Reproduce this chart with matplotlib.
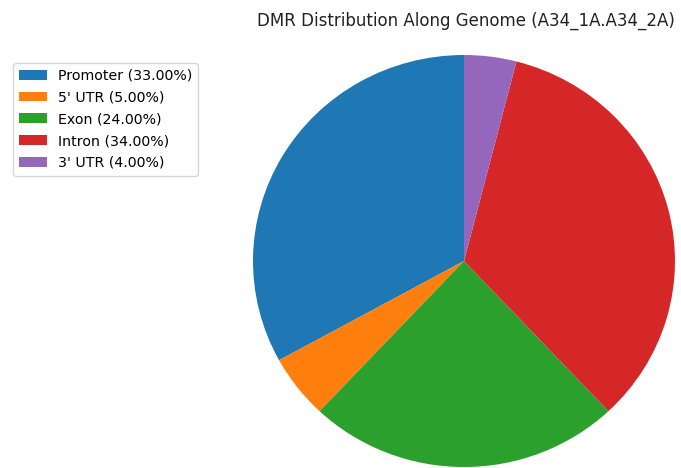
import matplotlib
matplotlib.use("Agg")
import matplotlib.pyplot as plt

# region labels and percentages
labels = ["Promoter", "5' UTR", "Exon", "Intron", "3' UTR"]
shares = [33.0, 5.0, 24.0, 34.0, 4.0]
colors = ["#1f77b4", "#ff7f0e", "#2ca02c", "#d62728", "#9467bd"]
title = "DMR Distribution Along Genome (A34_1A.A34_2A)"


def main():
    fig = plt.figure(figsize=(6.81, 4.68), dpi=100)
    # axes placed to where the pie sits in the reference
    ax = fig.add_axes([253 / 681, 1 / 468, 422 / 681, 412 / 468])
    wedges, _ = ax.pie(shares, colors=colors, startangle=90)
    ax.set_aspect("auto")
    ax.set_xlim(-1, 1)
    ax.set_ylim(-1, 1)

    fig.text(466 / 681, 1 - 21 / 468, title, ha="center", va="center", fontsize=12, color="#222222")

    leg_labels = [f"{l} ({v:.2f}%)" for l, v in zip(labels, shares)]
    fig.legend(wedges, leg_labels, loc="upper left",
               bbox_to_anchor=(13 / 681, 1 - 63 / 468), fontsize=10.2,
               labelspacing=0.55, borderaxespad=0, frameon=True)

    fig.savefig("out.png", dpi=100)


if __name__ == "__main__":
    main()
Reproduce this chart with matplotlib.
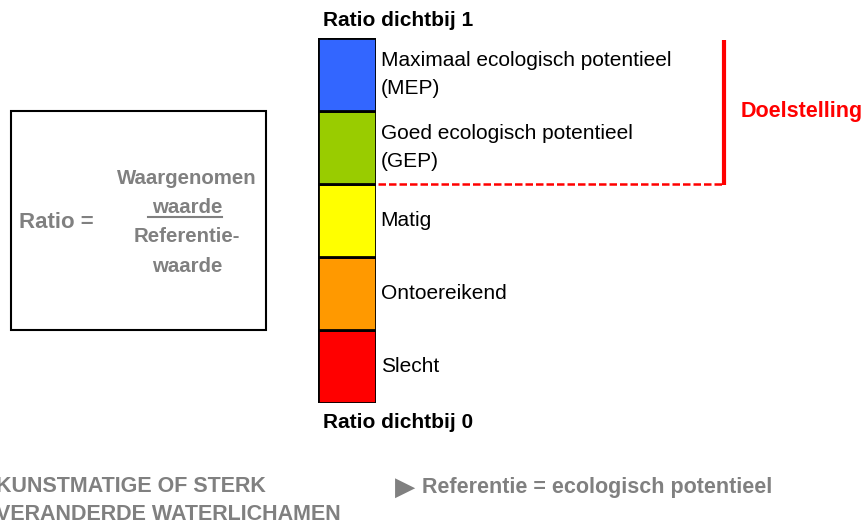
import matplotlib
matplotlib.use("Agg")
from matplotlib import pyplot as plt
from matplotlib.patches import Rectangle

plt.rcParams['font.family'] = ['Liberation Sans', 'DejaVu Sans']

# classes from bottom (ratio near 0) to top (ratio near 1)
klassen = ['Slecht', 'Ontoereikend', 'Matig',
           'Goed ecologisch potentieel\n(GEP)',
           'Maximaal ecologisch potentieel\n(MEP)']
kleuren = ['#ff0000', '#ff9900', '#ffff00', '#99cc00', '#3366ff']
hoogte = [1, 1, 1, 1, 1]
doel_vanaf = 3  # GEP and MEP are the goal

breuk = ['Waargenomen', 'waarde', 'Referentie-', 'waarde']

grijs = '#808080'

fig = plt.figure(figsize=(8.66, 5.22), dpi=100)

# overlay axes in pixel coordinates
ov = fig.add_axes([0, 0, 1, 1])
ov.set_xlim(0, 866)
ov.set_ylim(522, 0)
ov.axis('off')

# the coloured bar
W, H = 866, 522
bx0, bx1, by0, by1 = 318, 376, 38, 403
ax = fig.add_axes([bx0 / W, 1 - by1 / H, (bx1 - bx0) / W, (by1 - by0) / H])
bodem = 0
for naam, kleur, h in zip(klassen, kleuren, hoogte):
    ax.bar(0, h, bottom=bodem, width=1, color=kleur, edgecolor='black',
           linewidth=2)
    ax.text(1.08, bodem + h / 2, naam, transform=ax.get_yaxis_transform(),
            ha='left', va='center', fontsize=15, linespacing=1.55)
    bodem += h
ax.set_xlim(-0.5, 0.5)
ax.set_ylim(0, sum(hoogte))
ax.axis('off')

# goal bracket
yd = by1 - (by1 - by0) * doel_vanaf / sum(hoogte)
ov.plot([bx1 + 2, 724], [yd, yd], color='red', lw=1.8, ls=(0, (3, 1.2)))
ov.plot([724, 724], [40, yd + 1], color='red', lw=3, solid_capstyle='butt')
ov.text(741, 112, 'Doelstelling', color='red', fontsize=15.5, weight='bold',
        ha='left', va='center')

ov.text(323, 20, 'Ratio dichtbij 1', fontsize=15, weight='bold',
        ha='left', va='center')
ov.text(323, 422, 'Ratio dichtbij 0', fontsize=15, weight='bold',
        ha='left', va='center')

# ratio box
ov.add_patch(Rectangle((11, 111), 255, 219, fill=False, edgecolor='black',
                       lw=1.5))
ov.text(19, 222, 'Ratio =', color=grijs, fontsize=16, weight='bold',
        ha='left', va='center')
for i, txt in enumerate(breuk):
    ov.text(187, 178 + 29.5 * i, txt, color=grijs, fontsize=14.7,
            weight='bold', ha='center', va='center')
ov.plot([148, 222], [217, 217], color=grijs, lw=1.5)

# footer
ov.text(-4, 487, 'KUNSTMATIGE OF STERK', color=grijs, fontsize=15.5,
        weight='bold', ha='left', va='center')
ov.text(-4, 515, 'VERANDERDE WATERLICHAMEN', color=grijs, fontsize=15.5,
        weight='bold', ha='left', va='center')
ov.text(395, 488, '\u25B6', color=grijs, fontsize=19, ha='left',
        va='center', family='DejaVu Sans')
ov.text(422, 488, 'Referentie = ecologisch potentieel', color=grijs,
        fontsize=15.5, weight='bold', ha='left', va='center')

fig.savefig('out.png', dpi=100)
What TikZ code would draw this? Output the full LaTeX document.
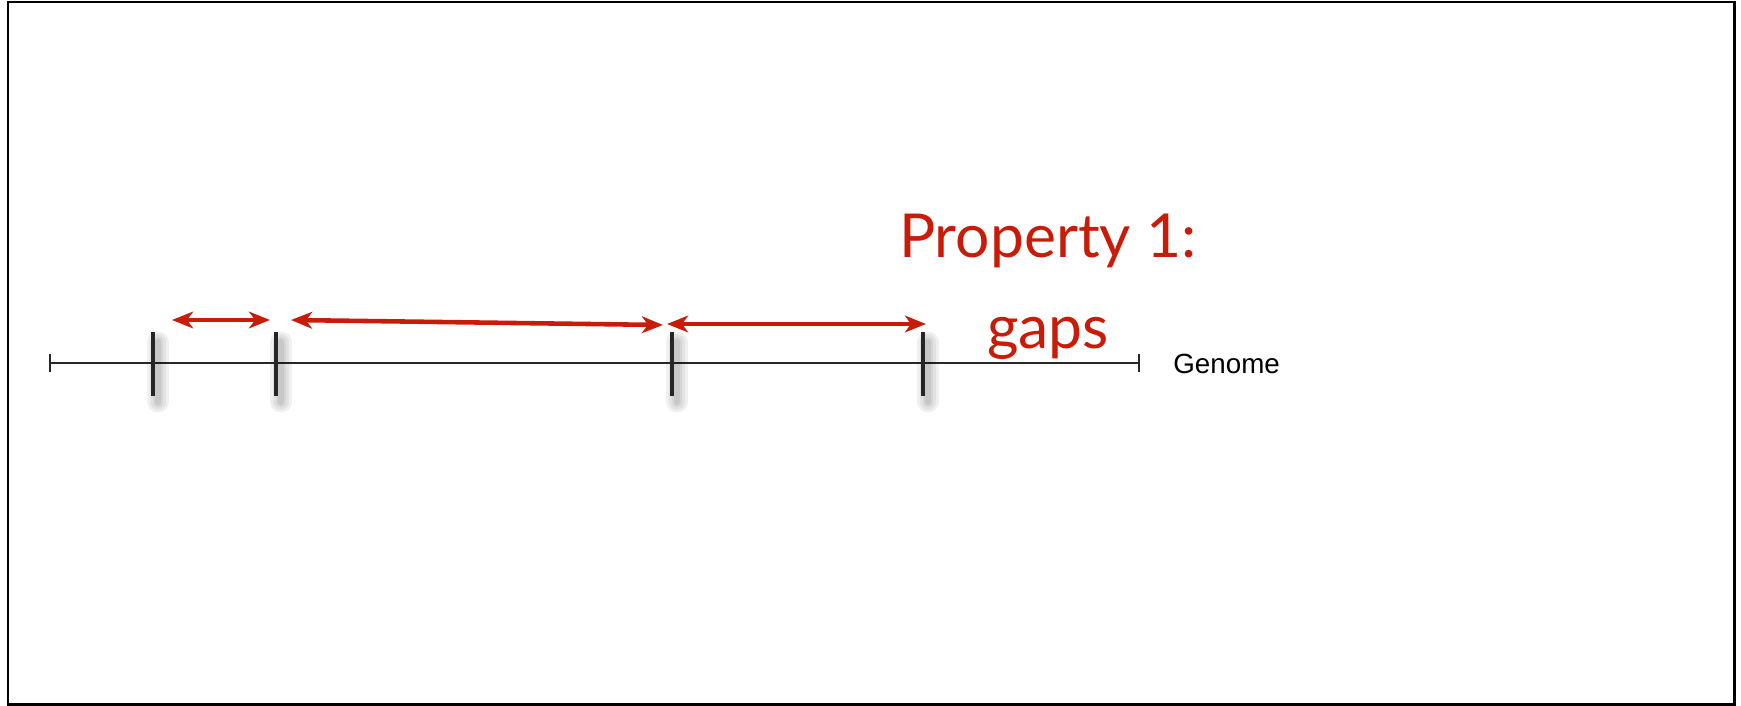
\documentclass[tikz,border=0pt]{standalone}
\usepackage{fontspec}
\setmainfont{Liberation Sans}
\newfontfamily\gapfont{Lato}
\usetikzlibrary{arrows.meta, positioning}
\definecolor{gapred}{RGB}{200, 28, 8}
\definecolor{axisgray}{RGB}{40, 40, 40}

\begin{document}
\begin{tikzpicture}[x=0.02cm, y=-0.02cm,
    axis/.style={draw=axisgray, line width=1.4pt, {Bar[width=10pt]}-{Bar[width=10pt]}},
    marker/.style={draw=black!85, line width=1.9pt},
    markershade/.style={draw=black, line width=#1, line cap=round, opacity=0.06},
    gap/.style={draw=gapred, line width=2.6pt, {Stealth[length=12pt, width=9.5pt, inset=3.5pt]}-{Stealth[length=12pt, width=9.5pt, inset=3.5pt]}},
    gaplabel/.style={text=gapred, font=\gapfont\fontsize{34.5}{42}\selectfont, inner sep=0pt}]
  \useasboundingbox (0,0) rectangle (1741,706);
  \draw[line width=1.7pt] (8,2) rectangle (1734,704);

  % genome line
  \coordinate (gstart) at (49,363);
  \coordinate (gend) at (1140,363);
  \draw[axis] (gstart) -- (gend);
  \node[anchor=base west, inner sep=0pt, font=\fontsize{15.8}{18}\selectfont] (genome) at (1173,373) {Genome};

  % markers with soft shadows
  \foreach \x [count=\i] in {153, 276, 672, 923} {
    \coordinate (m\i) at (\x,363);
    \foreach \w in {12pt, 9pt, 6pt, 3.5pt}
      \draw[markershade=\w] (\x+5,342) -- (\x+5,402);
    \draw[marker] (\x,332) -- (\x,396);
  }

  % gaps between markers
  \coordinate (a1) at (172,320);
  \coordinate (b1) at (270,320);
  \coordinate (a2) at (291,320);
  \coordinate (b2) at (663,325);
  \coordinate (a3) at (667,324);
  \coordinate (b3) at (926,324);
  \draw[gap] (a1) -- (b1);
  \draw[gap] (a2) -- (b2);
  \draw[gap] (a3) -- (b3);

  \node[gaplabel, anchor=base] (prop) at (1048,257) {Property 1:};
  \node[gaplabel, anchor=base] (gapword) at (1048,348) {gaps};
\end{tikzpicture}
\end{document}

::::::::::

INSTRUCTIONS TO FOLLOW: Begin at the top of the material above and output each line exactly, stopping after the line that holds "import matplotlib.pyplot as plt". Leave out pictures.

TASK RESULT:
Reproduce this chart with matplotlib.
import matplotlib
matplotlib.use("Agg")
import matplotlib.pyplot as plt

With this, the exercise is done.